▶ _Dataset extract_
********************

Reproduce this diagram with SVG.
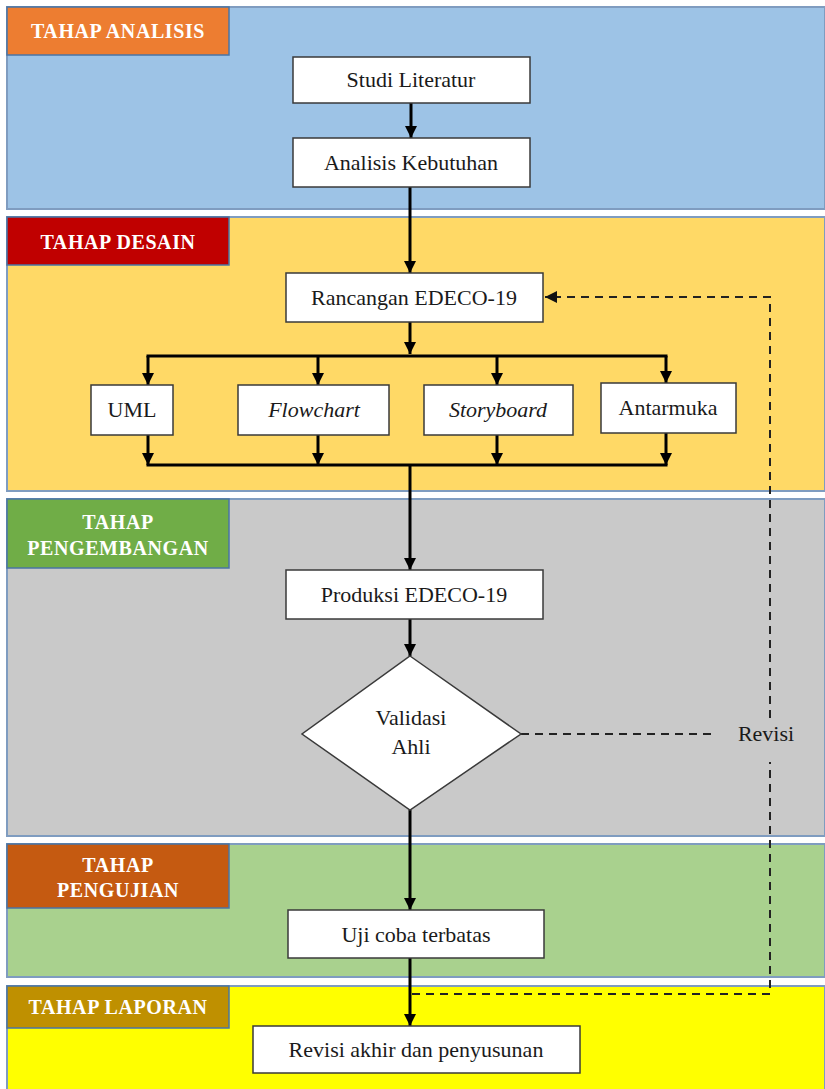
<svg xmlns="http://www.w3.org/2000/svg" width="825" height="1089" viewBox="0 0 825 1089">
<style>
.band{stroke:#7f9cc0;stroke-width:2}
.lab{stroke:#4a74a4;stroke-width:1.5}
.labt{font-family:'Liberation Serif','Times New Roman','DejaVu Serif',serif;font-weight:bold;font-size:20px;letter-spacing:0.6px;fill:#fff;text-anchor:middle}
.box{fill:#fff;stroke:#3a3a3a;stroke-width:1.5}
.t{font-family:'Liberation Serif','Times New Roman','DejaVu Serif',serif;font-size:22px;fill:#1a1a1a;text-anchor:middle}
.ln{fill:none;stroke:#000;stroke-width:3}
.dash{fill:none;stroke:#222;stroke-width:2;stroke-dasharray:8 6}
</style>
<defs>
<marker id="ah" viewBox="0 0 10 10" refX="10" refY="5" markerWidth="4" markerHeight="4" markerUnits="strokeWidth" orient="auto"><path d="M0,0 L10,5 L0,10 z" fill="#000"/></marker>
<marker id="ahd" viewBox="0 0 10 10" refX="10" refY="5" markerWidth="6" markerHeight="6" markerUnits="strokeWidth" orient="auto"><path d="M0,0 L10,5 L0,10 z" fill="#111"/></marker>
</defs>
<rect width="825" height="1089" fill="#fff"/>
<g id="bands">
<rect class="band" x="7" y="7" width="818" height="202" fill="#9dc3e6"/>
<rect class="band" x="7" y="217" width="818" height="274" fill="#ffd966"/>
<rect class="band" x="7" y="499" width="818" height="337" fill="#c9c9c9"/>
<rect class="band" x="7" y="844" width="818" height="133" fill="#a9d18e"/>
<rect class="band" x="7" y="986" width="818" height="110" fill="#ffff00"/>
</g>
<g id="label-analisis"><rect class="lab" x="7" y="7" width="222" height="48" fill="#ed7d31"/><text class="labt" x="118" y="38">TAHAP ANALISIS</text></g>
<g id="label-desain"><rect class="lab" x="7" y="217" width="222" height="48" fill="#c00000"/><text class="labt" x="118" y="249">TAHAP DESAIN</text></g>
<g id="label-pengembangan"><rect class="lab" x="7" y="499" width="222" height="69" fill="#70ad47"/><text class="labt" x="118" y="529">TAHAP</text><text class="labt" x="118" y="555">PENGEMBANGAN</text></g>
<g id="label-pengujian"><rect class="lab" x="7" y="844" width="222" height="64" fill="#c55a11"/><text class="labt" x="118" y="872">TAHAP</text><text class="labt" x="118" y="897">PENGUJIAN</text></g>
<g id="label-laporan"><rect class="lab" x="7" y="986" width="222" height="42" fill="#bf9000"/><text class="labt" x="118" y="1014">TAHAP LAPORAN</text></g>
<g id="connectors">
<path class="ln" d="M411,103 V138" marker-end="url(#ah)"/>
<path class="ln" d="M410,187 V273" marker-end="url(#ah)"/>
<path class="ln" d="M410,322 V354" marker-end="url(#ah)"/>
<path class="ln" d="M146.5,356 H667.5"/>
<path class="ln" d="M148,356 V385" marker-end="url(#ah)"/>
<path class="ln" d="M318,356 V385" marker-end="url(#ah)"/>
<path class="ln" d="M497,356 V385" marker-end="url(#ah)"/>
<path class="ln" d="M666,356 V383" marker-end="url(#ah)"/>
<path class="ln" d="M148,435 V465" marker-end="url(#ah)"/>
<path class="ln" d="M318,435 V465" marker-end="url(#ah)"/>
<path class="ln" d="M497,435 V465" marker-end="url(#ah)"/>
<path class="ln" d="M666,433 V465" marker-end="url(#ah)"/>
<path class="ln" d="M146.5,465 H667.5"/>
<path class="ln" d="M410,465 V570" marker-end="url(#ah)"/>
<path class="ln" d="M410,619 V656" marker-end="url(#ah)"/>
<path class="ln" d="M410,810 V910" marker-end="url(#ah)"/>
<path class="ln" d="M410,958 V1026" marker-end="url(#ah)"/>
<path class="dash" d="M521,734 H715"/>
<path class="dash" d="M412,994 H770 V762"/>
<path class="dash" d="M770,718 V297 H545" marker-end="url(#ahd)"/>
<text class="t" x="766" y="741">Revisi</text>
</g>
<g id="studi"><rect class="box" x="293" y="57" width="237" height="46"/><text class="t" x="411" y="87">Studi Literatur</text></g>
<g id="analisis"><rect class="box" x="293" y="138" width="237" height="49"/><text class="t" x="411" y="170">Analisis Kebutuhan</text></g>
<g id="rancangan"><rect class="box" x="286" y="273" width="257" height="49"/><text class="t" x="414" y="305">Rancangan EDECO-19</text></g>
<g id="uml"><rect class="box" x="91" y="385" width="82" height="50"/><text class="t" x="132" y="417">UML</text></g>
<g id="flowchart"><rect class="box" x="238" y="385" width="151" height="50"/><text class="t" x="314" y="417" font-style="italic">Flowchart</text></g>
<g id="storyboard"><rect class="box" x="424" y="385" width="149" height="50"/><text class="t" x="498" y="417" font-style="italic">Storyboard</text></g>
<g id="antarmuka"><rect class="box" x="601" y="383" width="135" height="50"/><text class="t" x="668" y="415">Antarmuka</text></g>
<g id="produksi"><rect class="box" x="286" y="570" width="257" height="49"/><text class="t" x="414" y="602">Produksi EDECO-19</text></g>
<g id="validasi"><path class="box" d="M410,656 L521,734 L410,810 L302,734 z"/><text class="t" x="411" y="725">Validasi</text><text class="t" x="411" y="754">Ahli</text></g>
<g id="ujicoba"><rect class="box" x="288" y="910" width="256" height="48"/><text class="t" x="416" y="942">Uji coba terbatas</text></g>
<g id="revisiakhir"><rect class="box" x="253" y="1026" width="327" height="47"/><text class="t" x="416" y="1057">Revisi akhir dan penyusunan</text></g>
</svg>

********************

▶ _Exercise goal_
Repeat the listing verbatim. Skip the pictures.

▶ _Answer for this exercise_
Reproduce this diagram with SVG.
<svg xmlns="http://www.w3.org/2000/svg" width="825" height="1089" viewBox="0 0 825 1089">
<style>
.band{stroke:#7f9cc0;stroke-width:2}
.lab{stroke:#4a74a4;stroke-width:1.5}
.labt{font-family:'Liberation Serif','Times New Roman','DejaVu Serif',serif;font-weight:bold;font-size:20px;letter-spacing:0.6px;fill:#fff;text-anchor:middle}
.box{fill:#fff;stroke:#3a3a3a;stroke-width:1.5}
.t{font-family:'Liberation Serif','Times New Roman','DejaVu Serif',serif;font-size:22px;fill:#1a1a1a;text-anchor:middle}
.ln{fill:none;stroke:#000;stroke-width:3}
.dash{fill:none;stroke:#222;stroke-width:2;stroke-dasharray:8 6}
</style>
<defs>
<marker id="ah" viewBox="0 0 10 10" refX="10" refY="5" markerWidth="4" markerHeight="4" markerUnits="strokeWidth" orient="auto"><path d="M0,0 L10,5 L0,10 z" fill="#000"/></marker>
<marker id="ahd" viewBox="0 0 10 10" refX="10" refY="5" markerWidth="6" markerHeight="6" markerUnits="strokeWidth" orient="auto"><path d="M0,0 L10,5 L0,10 z" fill="#111"/></marker>
</defs>
<rect width="825" height="1089" fill="#fff"/>
<g id="bands">
<rect class="band" x="7" y="7" width="818" height="202" fill="#9dc3e6"/>
<rect class="band" x="7" y="217" width="818" height="274" fill="#ffd966"/>
<rect class="band" x="7" y="499" width="818" height="337" fill="#c9c9c9"/>
<rect class="band" x="7" y="844" width="818" height="133" fill="#a9d18e"/>
<rect class="band" x="7" y="986" width="818" height="110" fill="#ffff00"/>
</g>
<g id="label-analisis"><rect class="lab" x="7" y="7" width="222" height="48" fill="#ed7d31"/><text class="labt" x="118" y="38">TAHAP ANALISIS</text></g>
<g id="label-desain"><rect class="lab" x="7" y="217" width="222" height="48" fill="#c00000"/><text class="labt" x="118" y="249">TAHAP DESAIN</text></g>
<g id="label-pengembangan"><rect class="lab" x="7" y="499" width="222" height="69" fill="#70ad47"/><text class="labt" x="118" y="529">TAHAP</text><text class="labt" x="118" y="555">PENGEMBANGAN</text></g>
<g id="label-pengujian"><rect class="lab" x="7" y="844" width="222" height="64" fill="#c55a11"/><text class="labt" x="118" y="872">TAHAP</text><text class="labt" x="118" y="897">PENGUJIAN</text></g>
<g id="label-laporan"><rect class="lab" x="7" y="986" width="222" height="42" fill="#bf9000"/><text class="labt" x="118" y="1014">TAHAP LAPORAN</text></g>
<g id="connectors">
<path class="ln" d="M411,103 V138" marker-end="url(#ah)"/>
<path class="ln" d="M410,187 V273" marker-end="url(#ah)"/>
<path class="ln" d="M410,322 V354" marker-end="url(#ah)"/>
<path class="ln" d="M146.5,356 H667.5"/>
<path class="ln" d="M148,356 V385" marker-end="url(#ah)"/>
<path class="ln" d="M318,356 V385" marker-end="url(#ah)"/>
<path class="ln" d="M497,356 V385" marker-end="url(#ah)"/>
<path class="ln" d="M666,356 V383" marker-end="url(#ah)"/>
<path class="ln" d="M148,435 V465" marker-end="url(#ah)"/>
<path class="ln" d="M318,435 V465" marker-end="url(#ah)"/>
<path class="ln" d="M497,435 V465" marker-end="url(#ah)"/>
<path class="ln" d="M666,433 V465" marker-end="url(#ah)"/>
<path class="ln" d="M146.5,465 H667.5"/>
<path class="ln" d="M410,465 V570" marker-end="url(#ah)"/>
<path class="ln" d="M410,619 V656" marker-end="url(#ah)"/>
<path class="ln" d="M410,810 V910" marker-end="url(#ah)"/>
<path class="ln" d="M410,958 V1026" marker-end="url(#ah)"/>
<path class="dash" d="M521,734 H715"/>
<path class="dash" d="M412,994 H770 V762"/>
<path class="dash" d="M770,718 V297 H545" marker-end="url(#ahd)"/>
<text class="t" x="766" y="741">Revisi</text>
</g>
<g id="studi"><rect class="box" x="293" y="57" width="237" height="46"/><text class="t" x="411" y="87">Studi Literatur</text></g>
<g id="analisis"><rect class="box" x="293" y="138" width="237" height="49"/><text class="t" x="411" y="170">Analisis Kebutuhan</text></g>
<g id="rancangan"><rect class="box" x="286" y="273" width="257" height="49"/><text class="t" x="414" y="305">Rancangan EDECO-19</text></g>
<g id="uml"><rect class="box" x="91" y="385" width="82" height="50"/><text class="t" x="132" y="417">UML</text></g>
<g id="flowchart"><rect class="box" x="238" y="385" width="151" height="50"/><text class="t" x="314" y="417" font-style="italic">Flowchart</text></g>
<g id="storyboard"><rect class="box" x="424" y="385" width="149" height="50"/><text class="t" x="498" y="417" font-style="italic">Storyboard</text></g>
<g id="antarmuka"><rect class="box" x="601" y="383" width="135" height="50"/><text class="t" x="668" y="415">Antarmuka</text></g>
<g id="produksi"><rect class="box" x="286" y="570" width="257" height="49"/><text class="t" x="414" y="602">Produksi EDECO-19</text></g>
<g id="validasi"><path class="box" d="M410,656 L521,734 L410,810 L302,734 z"/><text class="t" x="411" y="725">Validasi</text><text class="t" x="411" y="754">Ahli</text></g>
<g id="ujicoba"><rect class="box" x="288" y="910" width="256" height="48"/><text class="t" x="416" y="942">Uji coba terbatas</text></g>
<g id="revisiakhir"><rect class="box" x="253" y="1026" width="327" height="47"/><text class="t" x="416" y="1057">Revisi akhir dan penyusunan</text></g>
</svg>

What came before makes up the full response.